Don't Know Much About the Bible - Kenneth C. Davis [149]
PLOT SUMMARY: THE TEMPTATION OF CHRIST
After his baptism, Jesus heads for the desert wilderness, where he spends forty days, a number of obvious meaning to devout Jews. Moses spent forty days in the wilderness before receiving the Ten Commandments, and then the Children of Israel spent their forty years in the desert. The symbolism would not have been lost on people of Jesus’ day. Three of the Gospels report that Jesus was tested during this period. Each Gospel names Jesus’ adversary differently. He is the “tester” in certain translations of Matthew, Satan in Mark, and the Devil in Luke. The description in Mark is brief: Jesus was in the desert, was tempted by Satan, and the angels waited on him. Both Matthew and Luke describe a more elaborate, three-part temptation. First, Jesus is urged to turn stones into bread. Citing Deuteronomy, Jesus answers,
“One does not live by bread alone,
but by every word that comes
from the mouth of God.”
Taken to the top of the Temple, Jesus is told to throw himself down and the angels will save him. He replies from Deuteronomy, “Do not put the Lord your God to the test.” And finally from a high mountain, Jesus is shown all the kingdoms of the world and told he can have it all. Jesus answers again from Deuteronomy, “Worship the Lord your God and serve only him.” (That is the order in Matthew; it is slightly different in Luke.) Jesus’ references to Deuteronomy, one of the Books of Law, would have reminded people once more of the connection between Jesus and Moses.
BIBLICAL VOICES
As he walked by the Sea of Galilee, he saw two brothers, Simon, who is called Peter, and Andrew his brother, casting a net into the sea—for they were fishermen. And he said to them, “Follow me, and I will make you fishers of men.” Immediately they left their nets and followed him. (Matt. 4:18-20)

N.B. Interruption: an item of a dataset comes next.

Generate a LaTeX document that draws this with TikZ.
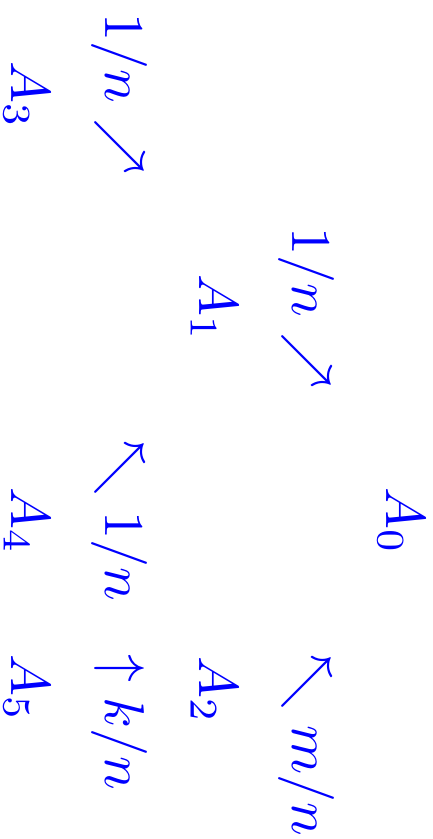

What’s the difference between a disciple and an apostle?
Jesus spent the rest of his life in and around the Sea of Galilee, except for his journey—or annual visits, according to John—to Jerusalem. The Sea of Galilee, or Lake Tiberias, is about twelve and a half miles long and eight miles across at its widest point. The Jordan River enters in the north and flows out due south toward the Dead Sea. Galileans of biblical times were considered country bumpkins or “hicks” to the more cosmopolitan residents of Jerusalem. The common attitude to people of this area was expressed by a future follower of Jesus named Nathaniel in Mark who asks, “Can anything good come out of Nazareth?” when told about Jesus. Thought of as little better than the shepherds of the Nativity on the Judean social scale, a collection of fishermen from Galilee was not exactly the “Dream Team” that would save Israel and defeat the Roman empire.
In Luke, the account varies slightly when the fishermen are convinced to follow Jesus after he instructs them to cast their nets even though they say they have caught nothing. They catch so many fish their nets nearly break. In Matthew, the four fishermen—Simon, Andrew, James, and John—simply leave their nets and their boats, and follow Jesus. There is still a different version of the call of the first disciples in John, where Andrew is mentioned as a disciple of John the Baptist, who tells his brother Simon about Jesus; there is no mention of “fishing for men” and leaving nets behind. Gradually Jesus singles out twelve followers as his disciples, the number symbolically representative of the twelve tribes of Israel.
THE TWELVE DISCIPLES
(Named in Matthew 10, Mark 3, and Luke 6)
Simon, whom Jesus nicknames Cephas (Aramaic for “rock”) or Peter (from the Greek petra for “rock”).